Entertainment Bollywood 13 Feb 2017 Why Bollywood film n ...

Why Bollywood film names get controversial

Published Feb 13, 2017, 12:38 am IST
Updated Feb 13, 2017, 1:04 pm IST
Shakespeare’s popular adage seems to have skipped Bollywood if the controversies surrounding film names are any indication.
A still from Jolly LLB 2.
 A still from Jolly LLB 2.

After controversy surrounding Jolly LLB’s name, where an advocate approached Bombay high court to get ‘LLB’ dropped from the title, Shoojit Sircar’s latest production Runningshaadi.com met with trouble. A famous matrimonial website demanded a change in the film’s name, which they believed was a copyright infringement. According to latest reports, Shoojit has given into the demands following a high court battle. Amit Sadh, who is playing the male lead in the film, on his part, confirmed that the film is now set to be called Running Shaadi.

A highly disconcerted Amit sighed that there was no point to making films in India at all, if someone keeps having an issue about some aspect or the other. “I have no idea what happened, or how this suddenly came to pass. But since the court has ruled for the name to be changed there’s nothing much anyone can do but change the name. I just feel for my director, who worked tirelessly for two months on the post-production prints. He is now sitting with a team and will be making the necessary changes for the next two days,” he says.
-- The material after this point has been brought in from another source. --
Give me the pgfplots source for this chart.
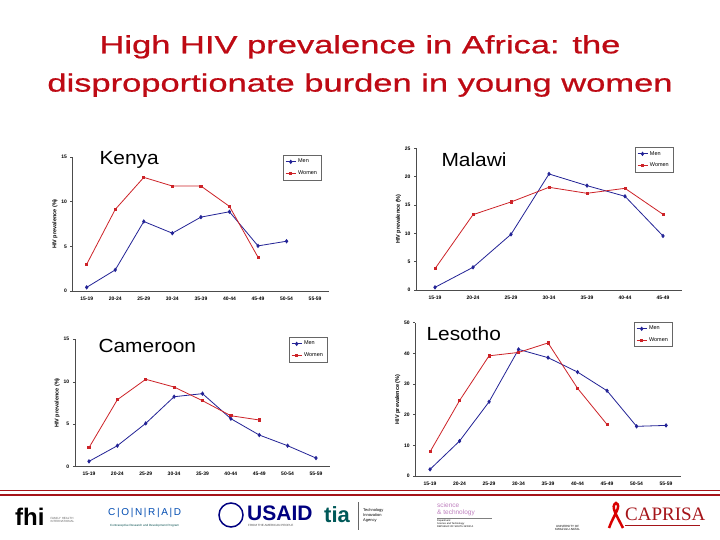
\documentclass[border=0pt]{standalone}
\usepackage{pgfplots}
\pgfplotsset{compat=1.18}
\usepackage{fontspec}
\setmainfont{Liberation Sans}
\newfontfamily\titlefont[FakeBold=0.6]{Liberation Sans}
\newfontfamily\seriffont{Liberation Serif}
\usepackage{graphicx}
\definecolor{men}{RGB}{35,35,150}
\definecolor{women}{RGB}{205,35,40}
\definecolor{titlered}{RGB}{190,10,20}
\definecolor{barred}{RGB}{165,20,25}

\pgfplotsset{
  hiv/.style={
    scale only axis,
    clip=false,
    axis x line*=bottom,
    axis y line*=left,
    axis line style={black!70, line width=0.5pt},
    xmin=-0.5, ymin=0,
    tick label style={font=\fontsize{5}{6}\selectfont\bfseries},
    /pgf/number format/assume math mode=true,
    ylabel={HIV prevalence (\%)},
    ylabel style={font=\fontsize{5.5}{6}\selectfont\bfseries, yshift=-3pt},
    xtick style={draw=none},
    ytick style={black!70, line width=0.4pt},
    major tick length=2pt,
    tick align=outside,
    every axis plot/.append style={line width=0.8pt},
    legend style={font=\fontsize{5.5}{6}\selectfont, draw=black!60, line width=0.4pt,
      inner xsep=2pt, inner ysep=2pt, row sep=2pt, legend cell align=left, anchor=north west},
    legend image code/.code={\draw[mark repeat=2, mark phase=2, #1] plot coordinates {(0pt,0pt)(5pt,0pt)(10pt,0pt)};},
  },
  menplot/.style={color=men, mark=diamond*, mark size=1.6pt},
  womenplot/.style={color=women, mark=square*, mark size=1.1pt},
}

\begin{document}
\begin{tikzpicture}
\useasboundingbox (0pt,0pt) rectangle (720pt,540pt);
\fill[white] (0pt,0pt) rectangle (720pt,540pt);

% title
\node[color=titlered, align=center] at (360pt,474pt)
  {\scalebox{1.38}[1]{\titlefont\fontsize{25}{39}\selectfont High HIV prevalence in Africa: the}\\[14pt]
   \scalebox{1.38}[1]{\titlefont\fontsize{25}{39}\selectfont disproportionate burden in young women}};

% Kenya
\begin{axis}[hiv, at={(72.4pt,249pt)}, anchor=south west, width=257pt, height=134pt,
  xmax=8.5, ymax=15, ytick={0,5,10,15},
  xtick={0,...,8},
  xticklabels={15-19,20-24,25-29,30-34,35-39,40-44,45-49,50-54,55-59},
  legend style={at={(0.82,1.015)}}]
\addplot[menplot] coordinates {(0,0.41)(1,2.36)(2,7.78)(3,6.47)(4,8.27)(5,8.87)(6,5.05)(7,5.57)};
\addlegendentry{Men}
\addplot[womenplot] coordinates {(0,2.99)(1,9.13)(2,12.72)(3,11.75)(4,11.75)(5,9.47)(6,3.78)};
\addlegendentry{Women}
\end{axis}
\node[anchor=west, font=\fontsize{19}{20}\selectfont] at (96pt,380pt) {\scalebox{1.1}[1]{Kenya}};

% Malawi
\begin{axis}[hiv, at={(416pt,250pt)}, anchor=south west, width=266pt, height=141.7pt,
  xmax=6.5, ymax=25, ytick={0,5,...,25},
  xtick={0,...,6},
  xticklabels={15-19,20-24,25-29,30-34,35-39,40-44,45-49},
  legend style={at={(0.823,1.009)}}]
\addplot[menplot] coordinates {(0,0.47)(1,4.0)(2,9.82)(3,20.47)(4,18.41)(5,16.53)(6,9.53)};
\addlegendentry{Men}
\addplot[womenplot] coordinates {(0,3.76)(1,13.29)(2,15.53)(3,18.12)(4,17.06)(5,17.94)(6,13.35)};
\addlegendentry{Women}
\end{axis}
\node[anchor=west, font=\fontsize{19}{20}\selectfont] at (438pt,380pt) {\scalebox{1.1}[1]{Malawi}};

% Cameroon
\begin{axis}[hiv, at={(74.8pt,73.3pt)}, anchor=south west, width=255.4pt, height=127.4pt,
  xmax=8.5, ymax=15, ytick={0,5,10,15},
  xtick={0,...,8},
  xticklabels={15-19,20-24,25-29,30-34,35-39,40-44,45-49,50-54,55-59},
  legend style={at={(0.839,1.018)}}]
\addplot[menplot] coordinates {(0,0.63)(1,2.47)(2,5.1)(3,8.24)(4,8.6)(5,5.65)(6,3.73)(7,2.47)(8,1.02)};
\addlegendentry{Men}
\addplot[womenplot] coordinates {(0,2.24)(1,7.89)(2,10.29)(3,9.38)(4,7.77)(5,6.0)(6,5.5)};
\addlegendentry{Women}
\end{axis}
\node[anchor=west, font=\fontsize{19}{20}\selectfont] at (95pt,194pt) {\scalebox{1.1}[1]{Cameroon}};

% Lesotho
\begin{axis}[hiv, at={(415.3pt,64pt)}, anchor=south west, width=265.5pt, height=153.3pt,
  xmax=8.5, ymax=50, ytick={0,10,...,50},
  xtick={0,...,8},
  xticklabels={15-19,20-24,25-29,30-34,35-39,40-44,45-49,50-54,55-59},
  legend style={at={(0.824,1.005)}}]
\addplot[menplot] coordinates {(0,2.17)(1,11.4)(2,24.2)(3,41.3)(4,38.6)(5,33.9)(6,27.8)(7,16.2)(8,16.5)};
\addlegendentry{Men}
\addplot[womenplot] coordinates {(0,7.9)(1,24.6)(2,39.2)(3,40.3)(4,43.4)(5,28.6)(6,16.8)};
\addlegendentry{Women}
\end{axis}
\node[anchor=west, font=\fontsize{19}{20}\selectfont] at (423pt,206pt) {\scalebox{1.1}[1]{Lesotho}};

% bottom rule
\draw[barred, line width=0.8pt] (0pt,50pt) -- (720pt,50pt);
\draw[barred, line width=2pt] (0pt,44.5pt) -- (720pt,44.5pt);

% logos (text approximations)
\node[anchor=west, font=\fontsize{24}{24}\selectfont\bfseries, inner sep=0pt] at (15pt,23pt) {fhi};
\node[anchor=west, font=\fontsize{3}{3.5}\selectfont, align=left, color=black!60] at (47pt,20pt) {FAMILY HEALTH\\INTERNATIONAL};
\node[anchor=west, font=\fontsize{10}{10}\selectfont, color=teal!60!blue, inner sep=0pt] at (108pt,27pt) {C\,|\,O\,|\,N\,|\,R\,|\,A\,|\,D};
\node[anchor=west, font=\fontsize{3}{3}\selectfont, color=teal!60!black, inner sep=0pt] at (110pt,14pt) {Contraceptive Research and Development Program};
\draw[blue!50!black, line width=1.5pt] (231pt,25pt) circle (12pt);
\node[anchor=west, font=\fontsize{21}{21}\selectfont\bfseries, color=blue!50!black, inner sep=0pt] at (247pt,27pt) {USAID};
\node[anchor=west, font=\fontsize{3}{3}\selectfont, color=black!70, inner sep=0pt] at (248pt,15pt) {FROM THE AMERICAN PEOPLE};
\node[anchor=west, font=\fontsize{22}{22}\selectfont\bfseries, color=teal!70!black, inner sep=0pt] at (324pt,25pt) {tia};
\draw[black!60, line width=0.5pt] (358pt,10pt) -- (358pt,38pt);
\node[anchor=west, font=\fontsize{4}{5}\selectfont, align=left, inner sep=0pt] at (363pt,25pt) {Technology\\Innovation\\Agency};
\node[anchor=west, font=\fontsize{6.5}{7}\selectfont, align=left, color=violet!50, inner sep=0pt] at (437pt,31pt) {science\\\& technology};
\draw[black!50, line width=0.3pt] (437pt,22pt) -- (492pt,22pt);
\node[anchor=west, font=\fontsize{2.5}{3}\selectfont, align=left, inner sep=0pt] at (437pt,16pt) {Department:\\Science and Technology\\REPUBLIC OF SOUTH AFRICA};
\node[anchor=west, font=\fontsize{3}{3}\selectfont, align=center, inner sep=0pt] at (555pt,12pt) {UNIVERSITY OF\\KWAZULU-NATAL};
\node[anchor=west, font=\seriffont\fontsize{19}{19}\selectfont, color=barred, inner sep=0pt] at (625pt,26pt) {CAPRISA};
\draw[barred, line width=0.4pt] (625pt,15pt) -- (700pt,15pt);
\draw[red!85!black, line width=2.5pt] (609pt,12pt) .. controls (614pt,26pt) and (622pt,34pt) .. (616pt,37pt) .. controls (610pt,34pt) and (617pt,24pt) .. (623pt,12pt);
\end{tikzpicture}
\end{document}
According to the actor, the ‘dot com’ part of the title was relevant, since the two lead characters, played by him and Taapsee Pannu, create a website. “It is a humorous take on the fact that even in this day and age, you need to run away and get married. The morale was of course down for a while. But I’m just trying to stay positive in the face of it all.  It’s just a lot of harassment for my director, and I feel for him,” he adds.

This is not the first  time that Shoojit has gotten into trouble over a name, with his 2010 film Madras Cafe, also having faced trouble. It was originally supposed to be named ‘Jaffna’, but the title was deemed to be offensive to the people of Sri Lanka.
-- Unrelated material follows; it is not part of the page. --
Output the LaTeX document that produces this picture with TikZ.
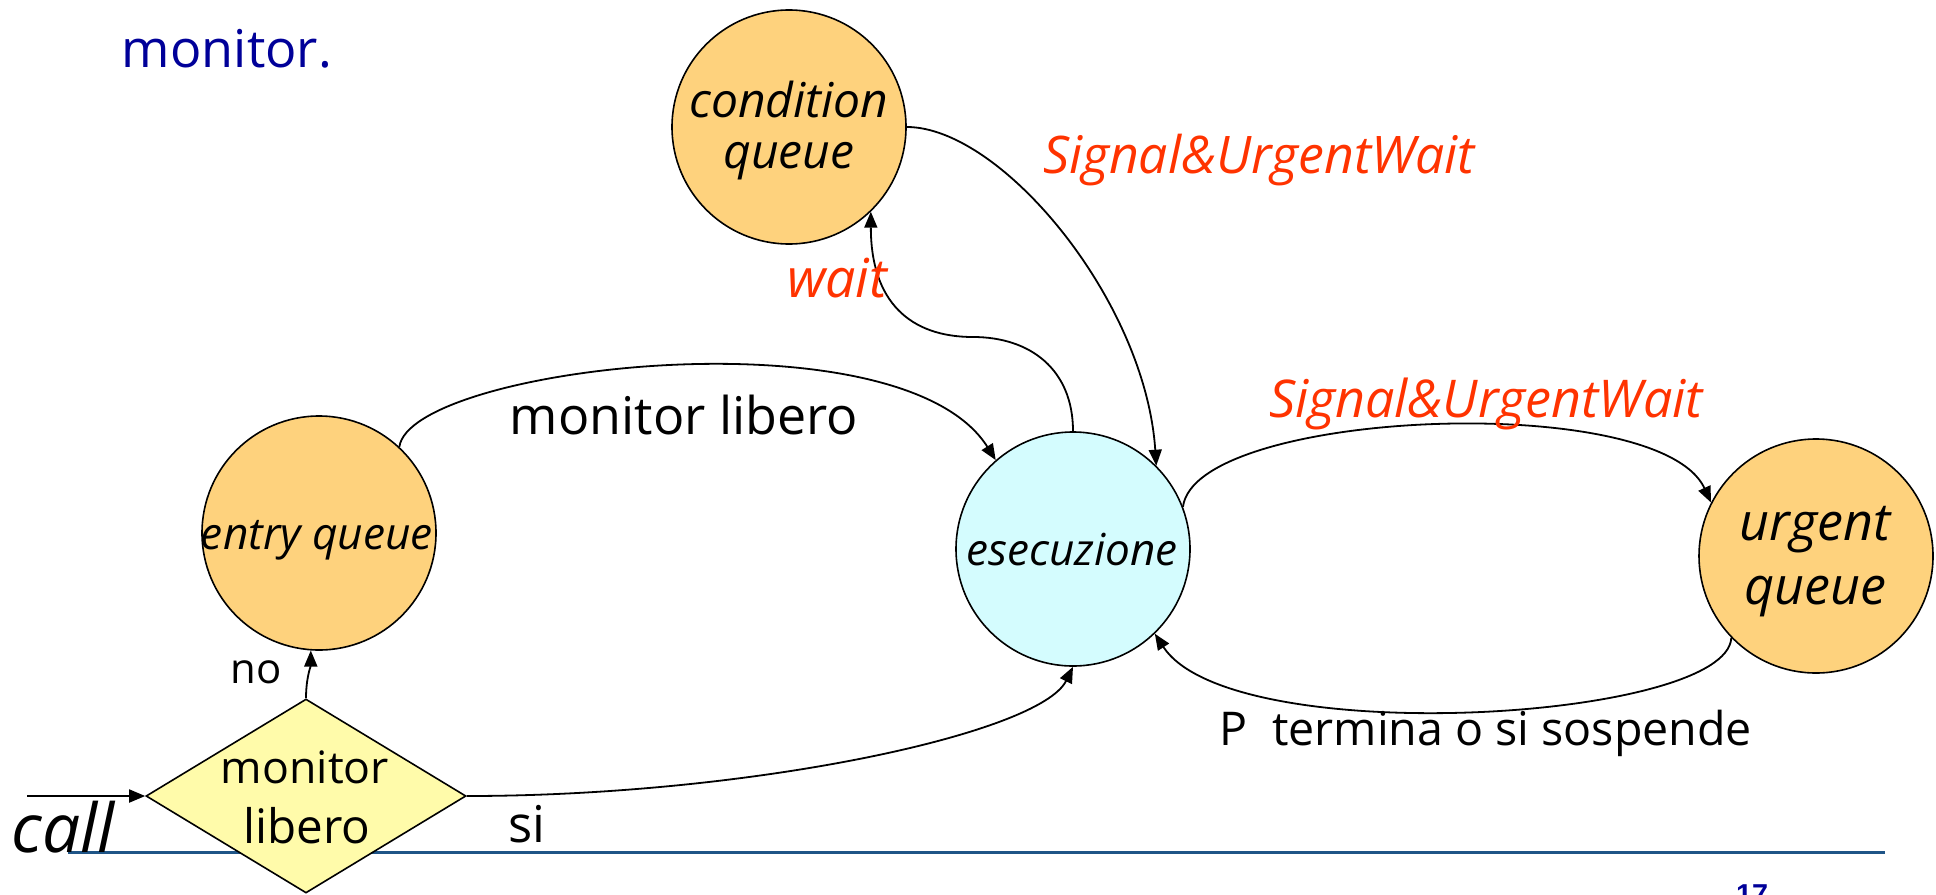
\documentclass[tikz,border=0pt]{standalone}
\usepackage{fontspec}
\setmainfont{Open Sans}
\newfontfamily\numfont{Liberation Sans}
\usetikzlibrary{arrows.meta,shapes.geometric}
\newlength\pxu
\setlength\pxu{0.5pt}
% scale a text to a given width (in picture units)
\newcommand\fitw[2]{\resizebox{#1\pxu}{!}{#2}}
\definecolor{qfill}{HTML}{FED27D}
\definecolor{efill}{HTML}{D4FCFE}
\definecolor{dfill}{HTML}{FFFBAA}
\definecolor{redlab}{HTML}{FF3300}
\definecolor{navy}{HTML}{000099}
\definecolor{rulecol}{HTML}{1F5587}
\begin{document}
\begin{tikzpicture}[x=0.5pt,y=-0.5pt,
  queue/.style={circle,draw=black,line width=0.8pt,fill=qfill,minimum size=234\pxu,inner sep=0pt},
  runbox/.style={circle,draw=black,line width=0.8pt,fill=efill,minimum size=234\pxu,inner sep=0pt},
  testbox/.style={diamond,draw=black,line width=0.8pt,fill=dfill,minimum width=320\pxu,minimum height=194\pxu,inner sep=0pt},
  lbl/.style={anchor=base,inner sep=0pt},
  red lbl/.style={lbl,text=redlab},
  condtxt/.style={lbl,font=\fontsize{24pt}{28pt}\selectfont\itshape},
  urgtxt/.style={lbl,font=\fontsize{26pt}{30pt}\selectfont\itshape},
  flow/.style={draw=black,line width=0.9pt,-{Triangle[length=8pt,width=6.5pt]}},
  rule line/.style={draw=rulecol,line width=1.5pt},
]
\useasboundingbox (0,0) rectangle (1936,894);

% footer rule
\coordinate (ruleL) at (68,852);
\coordinate (ruleR) at (1885,852);
\draw[rule line] (ruleL) -- (ruleR);

% heading fragment and page number
\node[lbl,text=navy] (head) at (227,67) {\fitw{210}{monitor.}};
\node[anchor=north,inner sep=0pt,text=navy,font=\numfont\bfseries] (page) at (1752,884) {\fitw{32}{17}};

% states
\node[testbox] (dia) at (306,796) {};
\node[queue] (entry) at (319,533) {};
\node[queue] (cond) at (789,127) {};
\node[runbox] (exec) at (1073,549) {};
\node[queue] (urg) at (1816,556) {};

% connectors
\coordinate (callstart) at (27,796);
\draw[flow] (callstart) -- (dia.west);
\draw[flow] (dia.north) .. controls +(0,-20) and +(0,15) .. (entry.266);
\draw[flow] (entry.47) .. controls +(11,-80) and +(-95,-151) .. (exec.131);
\draw[flow] (exec.90) .. controls +(0,-62) and +(57,0) .. (973,337)
                      .. controls +(-63,0) and +(0,90) .. (cond.-46);
\draw[flow] (cond.0) .. controls +(94,0) and +(-11,-166) .. (exec.45);
\draw[flow] (exec.21) .. controls +(12,-97) and +(-52,-113) .. (urg.153);
\draw[flow] (urg.224) .. controls +(-4,83) and +(76,117) .. (exec.-46);
\draw[flow] (dia.east) .. controls +(283,0) and +(-33,67) .. (exec.-90);

% texts in the states
\node[lbl] (tdia1) at (305,783) {\fitw{168}{monitor}};
\node[lbl] (tdia2) at (307,843) {\fitw{127}{libero}};
\node[lbl] (tentry) at (317,549) {\fitw{232}{\itshape entry queue}};
\node[condtxt] (tcond1) at (789,117) {condition};
\node[condtxt] (tcond2) at (789,168) {queue};
\node[lbl] (texec) at (1072,565) {\fitw{211}{\itshape esecuzione}};
\node[urgtxt] (turg1) at (1815,540) {urgent};
\node[urgtxt] (turg2) at (1815,604) {queue};

% texts on the connectors
\node[lbl] (tcall) at (63,852) {\fitw{103}{\itshape call}};
\node[lbl] (tno) at (256,683) {\fitw{51}{no}};
\node[lbl] (tsi) at (527,842) {\fitw{37}{si}};
\node[lbl] (tfree) at (684,434) {\fitw{348}{monitor libero}};
\node[red lbl] (twait) at (837,297) {\fitw{100}{\itshape wait}};
\node[red lbl] (tsig1) at (1259,173) {\fitw{432}{\itshape Signal\&UrgentWait}};
\node[red lbl] (tsig2) at (1486,417) {\fitw{434}{\itshape Signal\&UrgentWait}};
\node[lbl] (tend) at (1486,745) {\fitw{532}{P\ \ termina o si sospende}};
\end{tikzpicture}
\end{document}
Indeed, several Bollywood films have had to face similar problems, the most recent being Shashank Khaitan’s directorial, Badrinath Ki Dulhaniya. Even as reports of certain religious factions having a problem with the use of Badrinath, a place of pilgrimage,  surfaced in the context of a light-hearted rom-com, the director denied the fact, adding that the name of the film would remain the same.

“The name of a film is its identifying characteristic. A lot of thought goes into giving any film the right name and to change it would be a huge problem. I have, so far, no knowledge of anyone having a problem with the name and I truly hope that I don’t have to change it,” he says.
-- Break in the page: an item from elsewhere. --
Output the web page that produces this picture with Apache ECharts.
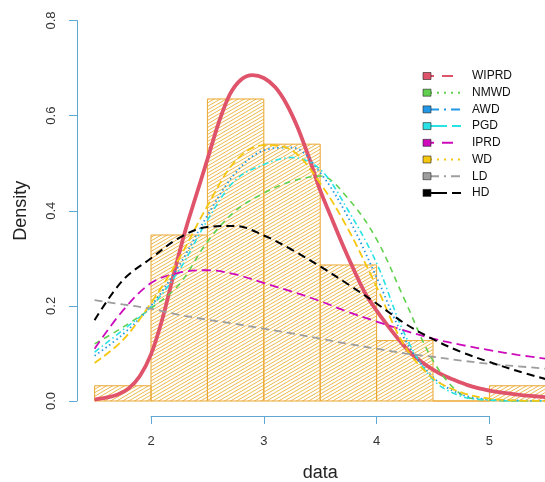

Director Eeshwar Nivas, whose film Aman Ki Asha had to be renamed Total Siyappa in 2014, sympathises with the plight of the Running Shaadi team. “With Total Siyappa, the  problem had been that a publication had a copyright over the name Aman Ki Asha. Originally, we were supposed to work it out with them, but at the last moment, it did not happen and the name had to be changed,” he recalls.

He adds that some creative freedom should be given to filmmakers when it comes to the names of films as well as other aspects.

“The name of a film is a brand. To have to change it all of a sudden gives rise to a whole slew of problems. While legal issues like what Running Shaadi is facing can’t be helped, I really think that battles over names like Padmavati or earlier Udta Punjab, which had also come under fire for its references to the state, can be avoided,” the director added.


Director Karan Anshuman also added that it is highly suspicious that the website is expressing their dissent so late in the day, since the movie’s name had been public knowledge for a long time. “The fact that this whole rigmarole is happening so late smells of opportunism on the Web portal’s part. An audience’s first idea of a film depends on the name, so it’s terribly unfortunate that such a change needs to be made last minute. It puts tremendous pressure on the producers,” adds the filmmaker.